The streets were soon filled with a dangerous, howling cursing mob
man of them armed, all of them desperate. Yet calmly through it,
as if on parade, marched two Federal officers, without escort of
protection of any kind. The mob jostled them, shook loaded pistols
in their faces, yelling and cursing the while. But the two officers
marched on side by side unmoved, showing neither anger nor fear,
turning neither to right nor to left until they reached the city
hall, where they demanded the surrender of the city.
"It was one of the bravest deeds I ever saw done," said a Southerner,
who as a boy of fourteen watched the scene.
By the taking of New Orleans Farragut won for himself great fame.

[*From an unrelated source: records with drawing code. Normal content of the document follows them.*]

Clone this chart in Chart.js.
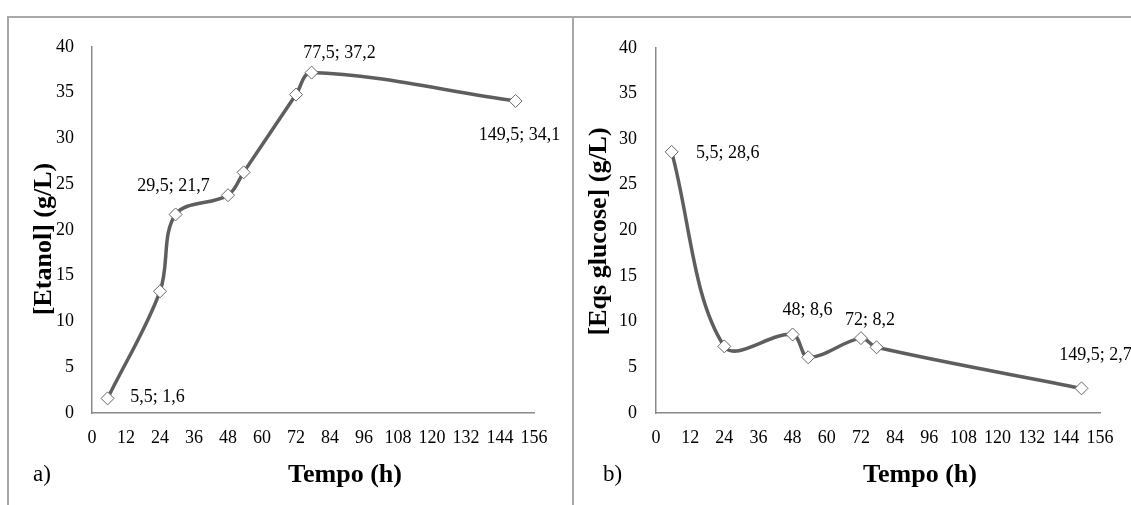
<!DOCTYPE html>
<html>
<head>
<meta charset="utf-8">
<script src="https://cdn.jsdelivr.net/npm/chart.js@4"></script>
<style>
  body { margin: 0; background: #fff; width: 1131px; height: 505px; overflow: hidden; position: relative; font-family: "Liberation Serif", serif; }
  .frame { position: absolute; top: 16px; left: 7px; right: 0; bottom: 0; border-top: 2px solid #a8a8a8; border-left: 2px solid #a8a8a8; }
  .divider { position: absolute; top: 16px; left: 572px; width: 2px; bottom: 0; background: #a8a8a8; }
  canvas { position: absolute; }
  #c1 { left: 9px; top: 18px; }
  #c2 { left: 574px; top: 18px; }
  .tag { position: absolute; font-size: 23px; top: 461px; color: #000; }
</style>
</head>
<body>
<div class="frame"></div>
<div class="divider"></div>
<canvas id="c1" width="563" height="487"></canvas>
<canvas id="c2" width="557" height="487"></canvas>
<div class="tag" style="left:33px">a)</div>
<div class="tag" style="left:603px">b)</div>
<script>
// data
const tempoEtanol = [5.5, 24, 29.5, 48, 53.5, 72, 77.5, 149.5];
const etanol = [1.6, 13.3, 21.7, 23.8, 26.3, 34.8, 37.2, 34.1];
const tempoGlucose = [5.5, 24, 48, 53.5, 72, 77.5, 149.5];
const glucose = [28.6, 7.3, 8.6, 6.1, 8.2, 7.2, 2.7];

// axes
const xMax = 156, xStep = 12;
const yMax = 40, yStep = 5;

// which points carry a value label
const etanolLabeled = [0, 2, 6, 7];
const glucoseLabeled = [0, 2, 4, 6];

const FONT = '"Liberation Serif", "Times New Roman", serif';
const LINE = '#5e5e5e';

const fmt = v => String(v).replace('.', ',');

// value labels + axis titles drawn by hand so they sit where Excel put them
const annotate = {
  id: 'annotate',
  afterDatasetsDraw(chart, args, opts) {
    const ctx = chart.ctx;
    const meta = chart.getDatasetMeta(0);
    const pts = chart.data.datasets[0].data;
    const area = chart.chartArea;
    ctx.save();
    ctx.fillStyle = '#000';
    ctx.textAlign = 'center';
    ctx.textBaseline = 'middle';
    ctx.font = '18px ' + FONT;
    opts.labeled.forEach((i, k) => {
      const el = meta.data[i];
      const [dx, dy] = opts.offsets[k];
      ctx.fillText(fmt(pts[i].x) + '; ' + fmt(pts[i].y), el.x + dx, el.y + dy);
    });
    ctx.font = 'bold 26px ' + FONT;
    ctx.fillText('Tempo (h)', (area.left + area.right) / 2 + opts.xTitle[0], opts.xTitle[1]);
    ctx.translate(opts.yTitle[0], (area.top + area.bottom) / 2 + opts.yTitle[1]);
    ctx.rotate(-Math.PI / 2);
    ctx.fillText(opts.yTitleText, 0, 0);
    ctx.restore();
  }
};

function makeChart(id, xs, ys, labeled, cfg) {
  return new Chart(document.getElementById(id), {
    type: 'scatter',
    data: {
      datasets: [{
        data: xs.map((x, i) => ({ x: x, y: ys[i] })),
        showLine: true,
        tension: 0.35,
        borderColor: LINE,
        borderWidth: 3.5,
        pointStyle: 'rectRot',
        pointRadius: 6.5,
        pointBackgroundColor: '#fff',
        pointBorderColor: '#666',
        pointBorderWidth: 1
      }]
    },
    options: {
      responsive: false,
      animation: false,
      devicePixelRatio: 1,
      layout: { padding: { top: 29, right: cfg.right, bottom: 0, left: 0 } },
      plugins: {
        legend: { display: false },
        tooltip: { enabled: false },
        annotate: {
          labeled: labeled,
          offsets: cfg.offsets,
          xTitle: cfg.xTitle,
          yTitle: cfg.yTitle,
          yTitleText: cfg.yTitleText
        }
      },
      scales: {
        x: {
          type: 'linear',
          min: 0,
          max: xMax,
          afterFit: s => { s.height = 92; },
          grid: { display: false, drawTicks: false },
          border: { color: '#8a8a8a', width: 1.5 },
          ticks: { stepSize: xStep, color: '#000', font: { family: FONT, size: 18 }, padding: 14, maxRotation: 0, autoSkip: false }
        },
        y: {
          min: 0,
          max: yMax,
          afterFit: s => { s.width = cfg.yWidth; },
          grid: { display: false, drawTicks: false },
          border: { color: '#8a8a8a', width: 1.5 },
          ticks: { stepSize: yStep, color: '#000', font: { family: FONT, size: 18 }, padding: cfg.yPad }
        }
      }
    },
    plugins: [annotate]
  });
}

makeChart('c1', tempoEtanol, etanol, etanolLabeled, {
  right: 38,
  yWidth: 83,
  yPad: 18,
  offsets: [[50, -1], [-2, -28], [28, -19], [4, 34]],
  xTitle: [32, 457],
  yTitle: [35, 9],
  yTitleText: '[Etanol] (g/L)'
});

makeChart('c2', tempoGlucose, glucose, glucoseLabeled, {
  right: 31,
  yWidth: 82,
  yPad: 19,
  offsets: [[56, 1], [15, -24], [9, -18], [14, -33]],
  xTitle: [42, 457],
  yTitle: [25, 1],
  yTitleText: '[Eqs glucose] (g/L)'
});
</script>
</body>
</html>
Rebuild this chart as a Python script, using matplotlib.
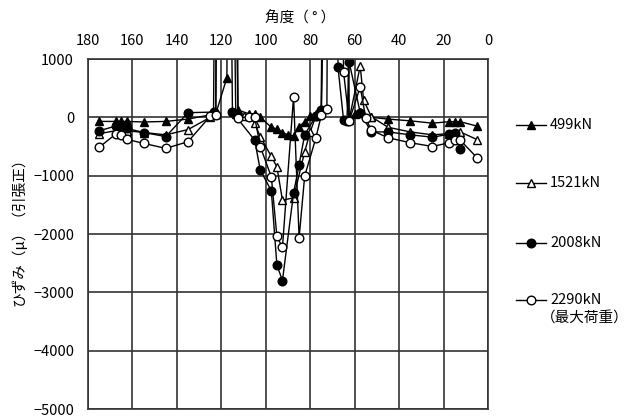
import matplotlib
matplotlib.use("Agg")
import matplotlib.pyplot as plt
from matplotlib.lines import Line2D

plt.rcParams['font.family'] = ['Noto Sans CJK JP', 'DejaVu Sans']
plt.rcParams['axes.unicode_minus'] = True

# ---- data (angle in degrees, strain in micro) ----
ang_499 = [175, 167.5, 165, 162.5, 155, 145, 135, 122.5, 117.5, 115, 112.5, 107.5, 105,
           102.5, 97.5, 95, 92.5, 90, 87.5, 85, 82.5, 80, 77.5, 75, 72.5, 62.5, 60,
           57.5, 52.5, 45, 35, 25, 17.5, 15, 12.5, 5]
val_499 = [-70, -70, -70, -70, -80, -70, -30, 60, 680, 20000, 125, 60, 60,
           0, -170, -200, -260, -300, -320, -160, -75, 20, 60, 120, 20000, -20, 60,
           100, 0, -30, -60, -100, -75, -75, -75, -150]

ang_1521 = [175, 167.5, 165, 162.5, 155, 145, 135, 125, 122.5, 120, 113.5, 110, 107.5,
            105, 102.5, 97.5, 95, 92.5, 87.5, 82.5, 80, 77.5, 75, 65, 62.5, 57.5, 56,
            52.5, 45, 35, 25, 17.5, 15, 12.5, 5]
val_1521 = [-280, -230, -250, -230, -260, -300, -210, 0, 50, 20000, 60, 30, 20,
            -100, -330, -670, -850, -1420, -1380, -590, -250, 20, 150, 20000, -40, 880, 300,
            10, -170, -250, -300, -280, -260, -250, -380]

ang_2008 = [175, 167.5, 165, 162.5, 155, 145, 135, 123.5, 120, 115, 105, 102.5, 97.5,
            95, 92.5, 87.5, 85, 82.5, 77.5, 75, 70, 67.5, 65, 63.5, 62.5, 57.5, 52.5,
            45, 35, 25, 17.5, 15, 12.5]
val_2008 = [-230, -150, -200, -190, -260, -330, 80, 90, 20000, 90, -390, -900, -1260,
            -2530, -2800, -1300, -810, -300, 22, 125, 20000, 860, -46, -60, 950, 80, -250,
            -250, -300, -340, -290, -260, -540]

ang_2290 = [175, 167.5, 165, 162.5, 155, 145, 135, 125, 122.5, 120, 112.5, 107.5, 105,
            102.5, 97.5, 95, 92.5, 87.5, 85, 82.5, 77.5, 75, 72.5, 70, 65, 62.5, 57.5,
            55, 52.5, 45, 35, 25, 17.5, 15, 12.5, 5]
val_2290 = [-515, -286, -300, -377, -446, -532, -418, 20, 40, 20000, -10, 10, 5,
            -500, -1020, -2040, -2230, 354, -2065, -1007, -360, 39, 137, 20000, 782, -63, 520,
            -17, -220, -350, -435, -500, -435, -380, -390, -690]

labels = ['499kN', '1521kN', '2008kN', '2290kN']
note = '（最大荷重）'
x_ticks = [180, 160, 140, 120, 100, 80, 60, 40, 20, 0]
y_ticks = [1000, 0, -1000, -2000, -3000, -4000, -5000]

styles = [dict(marker='^', mfc='black'),
          dict(marker='^', mfc='white'),
          dict(marker='o', mfc='black'),
          dict(marker='o', mfc='white')]

W, H = 630, 418
FS = 10.5
fig = plt.figure(figsize=(W / 100, H / 100), dpi=100)
ax = fig.add_axes([88 / W, 1 - 409 / H, 400 / W, 350 / H])

series = [(ang_499, val_499), (ang_1521, val_1521), (ang_2008, val_2008), (ang_2290, val_2290)]
for (a, v), st in zip(series, styles):
    ax.plot(a, v, color='black', lw=1.0, mec='black', mew=1.0, ms=6.2,
            clip_on=True, **st)

ax.set_xlim(180, 0)
ax.set_ylim(-5000, 1000)
ax.set_xticks(x_ticks)
ax.set_yticks(y_ticks)
ax.xaxis.tick_top()
ax.tick_params(axis='both', length=0, labelsize=FS, colors='black')
ax.tick_params(axis='x', pad=8)
ax.tick_params(axis='y', pad=10)
ax.grid(True, color='#333333', lw=1.2)
ax.set_axisbelow(True)
for s in ax.spines.values():
    s.set_color('#333333')
    s.set_linewidth(1.2)

fig.text(300 / W, 1 - 18 / H, '角度（ ° ）', ha='center', va='center', fontsize=FS)
fig.text(19 / W, 1 - 228 / H, 'ひずみ（μ）（引張正）', ha='center', va='center',
         rotation=90, fontsize=FS)

# legend (manual)
leg_y = [125, 183, 243, 300]
for y, lab, st in zip(leg_y, labels, styles):
    fy = 1 - y / H
    fig.add_artist(Line2D([516 / W, 546 / W], [fy, fy], color='black', lw=1.0,
                          transform=fig.transFigure))
    fig.add_artist(Line2D([531 / W], [fy], color='black', mec='black', mew=1.0, ms=6.2,
                          ls='none', transform=fig.transFigure, **st))
    fig.text(550 / W, fy, lab, ha='left', va='center', fontsize=FS)
fig.text(541 / W, 1 - 319 / H, note, ha='left', va='center', fontsize=FS)

fig.savefig('out.png', dpi=100)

His fame was all the greater because in his fleet he had none of
the newly invented ironclads. With only wooden vessels he had fought
and conquered. "It was a contest between iron hearts and wooden
vessels, and iron clads with iron beaks, and the iron hearts won,"
said Captain Bailey who served in the expedition under Farragut.
After taking New Orleans Farragut sailed up the river and took Baton
Rouge, the state capital. So at length the Federals had control
of the whole lower river as far as Vicksburg.